Your task
Repeat the listing exactly as given, omitting every image.

>>>>>

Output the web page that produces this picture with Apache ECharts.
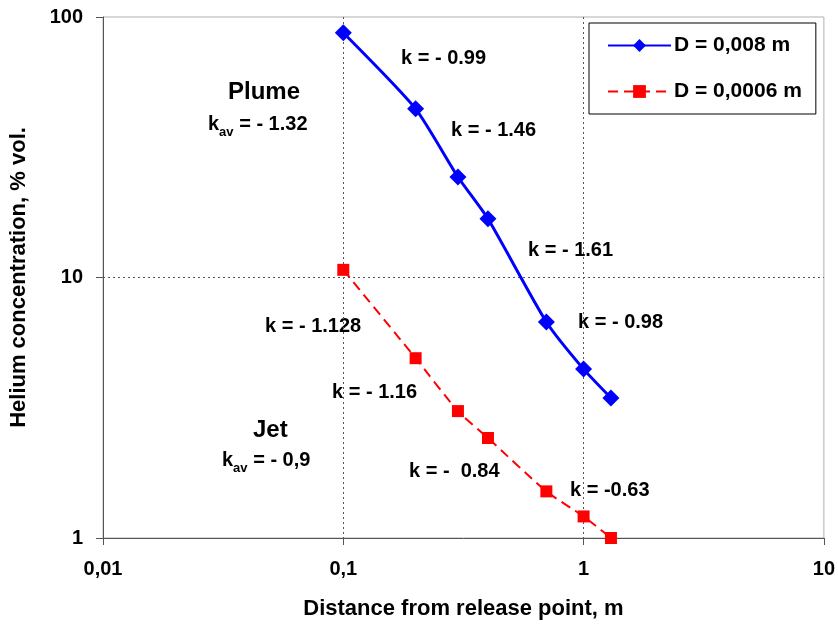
<!DOCTYPE html>
<html>
<head>
<meta charset="utf-8">
<script src="https://cdn.jsdelivr.net/npm/echarts@6/dist/echarts.min.js"></script>
<style>
  body { margin: 0; background: #fff; }
  #main { width: 838px; height: 628px; }
</style>
</head>
<body>
<div id="main"></div>
<script>
// distances, m
const distance = [0.1, 0.2, 0.3, 0.4, 0.7, 1, 1.3];
// helium concentration, % vol.
const concLarge = [87, 44.4, 24.3, 16.8, 6.75, 4.45, 3.45];   // D = 0,008 m
const concSmall = [10.7, 4.9, 3.07, 2.42, 1.51, 1.21, 1.0];   // D = 0,0006 m
const seriesNames = ['D = 0,008 m', 'D = 0,0006 m'];

const FONT = '"Liberation Sans", Arial, sans-serif';
const chart = echarts.init(document.getElementById('main'));

function pairs(xs, ys) {
  return xs.map(function (x, i) { return [x, ys[i]]; });
}

// text annotation, left edge x, vertical centre y
function note(x, y, text, size) {
  size = size || 20;
  return {
    type: 'text', x: x, y: y,
    style: {
      text: text,
      font: 'bold ' + size + 'px ' + FONT,
      fill: '#000',
      align: 'left',
      verticalAlign: 'middle',
      rich: {
        b: { font: 'bold ' + size + 'px ' + FONT, fill: '#000', lineHeight: 22 },
        sub: { font: 'bold 13px ' + FONT, fill: '#000', lineHeight: 22, verticalAlign: 'top', padding: [13, 0, 0, 0] }
      }
    }
  };
}

chart.setOption({
  animation: false,
  grid: {
    left: 103, right: 14, top: 17, bottom: 90,
    show: true, borderColor: '#b0b0b0', borderWidth: 1
  },
  xAxis: {
    type: 'log', logBase: 10, min: 0.01, max: 10,
    name: 'Distance from release point, m',
    nameLocation: 'middle', nameGap: 60,
    nameTextStyle: { fontFamily: FONT, fontWeight: 'bold', fontSize: 22, color: '#000' },
    axisLine: { lineStyle: { color: '#555', width: 1 } },
    axisTick: { length: 7, lineStyle: { color: '#555' } },
    axisLabel: {
      fontFamily: FONT, fontWeight: 'bold', fontSize: 20, color: '#000', margin: 21,
      formatter: function (v) { return String(v).replace('.', ','); }
    },
    splitLine: { show: true, showMinLine: false, showMaxLine: false, lineStyle: { color: '#555', type: [2, 3] } }
  },
  yAxis: {
    type: 'log', logBase: 10, min: 1, max: 100,
    name: 'Helium concentration, % vol.',
    nameLocation: 'middle', nameGap: 73,
    nameTextStyle: { fontFamily: FONT, fontWeight: 'bold', fontSize: 22, color: '#000' },
    axisLine: { lineStyle: { color: '#555', width: 1 } },
    axisTick: { length: 7, lineStyle: { color: '#555' } },
    axisLabel: { fontFamily: FONT, fontWeight: 'bold', fontSize: 20, color: '#000', margin: 20 },
    splitLine: { show: true, showMinLine: false, showMaxLine: false, lineStyle: { color: '#555', type: [2, 3] } }
  },
  legend: {
    orient: 'vertical', left: 589, top: 23,
    padding: [12, 14, 12, 18], itemGap: 25,
    itemWidth: 63, itemHeight: 16,
    borderColor: '#000', borderWidth: 1, backgroundColor: '#fff',
    textStyle: { fontFamily: FONT, fontWeight: 'bold', fontSize: 21, color: '#000', padding: [0, 0, 0, -2] },
    data: seriesNames
  },
  series: [
    {
      name: seriesNames[0], type: 'line', smooth: 0.2,
      data: pairs(distance, concLarge),
      symbol: 'diamond', symbolSize: 17,
      lineStyle: { color: '#0000ff', width: 3 },
      itemStyle: { color: '#0000ff' }
    },
    {
      name: seriesNames[1], type: 'line', smooth: 0.2,
      data: pairs(distance, concSmall),
      symbol: 'rect', symbolSize: 12,
      lineStyle: { color: '#ff0000', width: 2, type: [10, 6] },
      itemStyle: { color: '#ff0000' }
    }
  ],
  graphic: [
    note(401, 58, 'k = - 0.99'),
    note(228, 92, 'Plume', 24),
    note(208, 124, '{b|k}{sub|av}{b| = - 1.32}'),
    note(451, 130, 'k = - 1.46'),
    note(528, 250, 'k = - 1.61'),
    note(578, 322, 'k = - 0.98'),
    note(265, 326, 'k = - 1.128'),
    note(332, 392, 'k = - 1.16'),
    note(253, 430, 'Jet', 24),
    note(222, 460, '{b|k}{sub|av}{b| = - 0,9}'),
    note(409, 471, 'k = -  0.84'),
    note(570, 490, 'k = -0.63')
  ]
});
</script>
</body>
</html>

<<<<<

Exercise answer
Output the web page that produces this picture with Apache ECharts.
<!DOCTYPE html>
<html>
<head>
<meta charset="utf-8">
<script src="https://cdn.jsdelivr.net/npm/echarts@6/dist/echarts.min.js"></script>
<style>
  body { margin: 0; background: #fff; }
  #main { width: 838px; height: 628px; }
</style>
</head>
<body>
<div id="main"></div>
<script>
// distances, m
const distance = [0.1, 0.2, 0.3, 0.4, 0.7, 1, 1.3];
// helium concentration, % vol.
const concLarge = [87, 44.4, 24.3, 16.8, 6.75, 4.45, 3.45];   // D = 0,008 m
const concSmall = [10.7, 4.9, 3.07, 2.42, 1.51, 1.21, 1.0];   // D = 0,0006 m
const seriesNames = ['D = 0,008 m', 'D = 0,0006 m'];

const FONT = '"Liberation Sans", Arial, sans-serif';
const chart = echarts.init(document.getElementById('main'));

function pairs(xs, ys) {
  return xs.map(function (x, i) { return [x, ys[i]]; });
}

// text annotation, left edge x, vertical centre y
function note(x, y, text, size) {
  size = size || 20;
  return {
    type: 'text', x: x, y: y,
    style: {
      text: text,
      font: 'bold ' + size + 'px ' + FONT,
      fill: '#000',
      align: 'left',
      verticalAlign: 'middle',
      rich: {
        b: { font: 'bold ' + size + 'px ' + FONT, fill: '#000', lineHeight: 22 },
        sub: { font: 'bold 13px ' + FONT, fill: '#000', lineHeight: 22, verticalAlign: 'top', padding: [13, 0, 0, 0] }
      }
    }
  };
}

chart.setOption({
  animation: false,
  grid: {
    left: 103, right: 14, top: 17, bottom: 90,
    show: true, borderColor: '#b0b0b0', borderWidth: 1
  },
  xAxis: {
    type: 'log', logBase: 10, min: 0.01, max: 10,
    name: 'Distance from release point, m',
    nameLocation: 'middle', nameGap: 60,
    nameTextStyle: { fontFamily: FONT, fontWeight: 'bold', fontSize: 22, color: '#000' },
    axisLine: { lineStyle: { color: '#555', width: 1 } },
    axisTick: { length: 7, lineStyle: { color: '#555' } },
    axisLabel: {
      fontFamily: FONT, fontWeight: 'bold', fontSize: 20, color: '#000', margin: 21,
      formatter: function (v) { return String(v).replace('.', ','); }
    },
    splitLine: { show: true, showMinLine: false, showMaxLine: false, lineStyle: { color: '#555', type: [2, 3] } }
  },
  yAxis: {
    type: 'log', logBase: 10, min: 1, max: 100,
    name: 'Helium concentration, % vol.',
    nameLocation: 'middle', nameGap: 73,
    nameTextStyle: { fontFamily: FONT, fontWeight: 'bold', fontSize: 22, color: '#000' },
    axisLine: { lineStyle: { color: '#555', width: 1 } },
    axisTick: { length: 7, lineStyle: { color: '#555' } },
    axisLabel: { fontFamily: FONT, fontWeight: 'bold', fontSize: 20, color: '#000', margin: 20 },
    splitLine: { show: true, showMinLine: false, showMaxLine: false, lineStyle: { color: '#555', type: [2, 3] } }
  },
  legend: {
    orient: 'vertical', left: 589, top: 23,
    padding: [12, 14, 12, 18], itemGap: 25,
    itemWidth: 63, itemHeight: 16,
    borderColor: '#000', borderWidth: 1, backgroundColor: '#fff',
    textStyle: { fontFamily: FONT, fontWeight: 'bold', fontSize: 21, color: '#000', padding: [0, 0, 0, -2] },
    data: seriesNames
  },
  series: [
    {
      name: seriesNames[0], type: 'line', smooth: 0.2,
      data: pairs(distance, concLarge),
      symbol: 'diamond', symbolSize: 17,
      lineStyle: { color: '#0000ff', width: 3 },
      itemStyle: { color: '#0000ff' }
    },
    {
      name: seriesNames[1], type: 'line', smooth: 0.2,
      data: pairs(distance, concSmall),
      symbol: 'rect', symbolSize: 12,
      lineStyle: { color: '#ff0000', width: 2, type: [10, 6] },
      itemStyle: { color: '#ff0000' }
    }
  ],
  graphic: [
    note(401, 58, 'k = - 0.99'),
    note(228, 92, 'Plume', 24),
    note(208, 124, '{b|k}{sub|av}{b| = - 1.32}'),
    note(451, 130, 'k = - 1.46'),
    note(528, 250, 'k = - 1.61'),
    note(578, 322, 'k = - 0.98'),
    note(265, 326, 'k = - 1.128'),
    note(332, 392, 'k = - 1.16'),
    note(253, 430, 'Jet', 24),
    note(222, 460, '{b|k}{sub|av}{b| = - 0,9}'),
    note(409, 471, 'k = -  0.84'),
    note(570, 490, 'k = -0.63')
  ]
});
</script>
</body>
</html>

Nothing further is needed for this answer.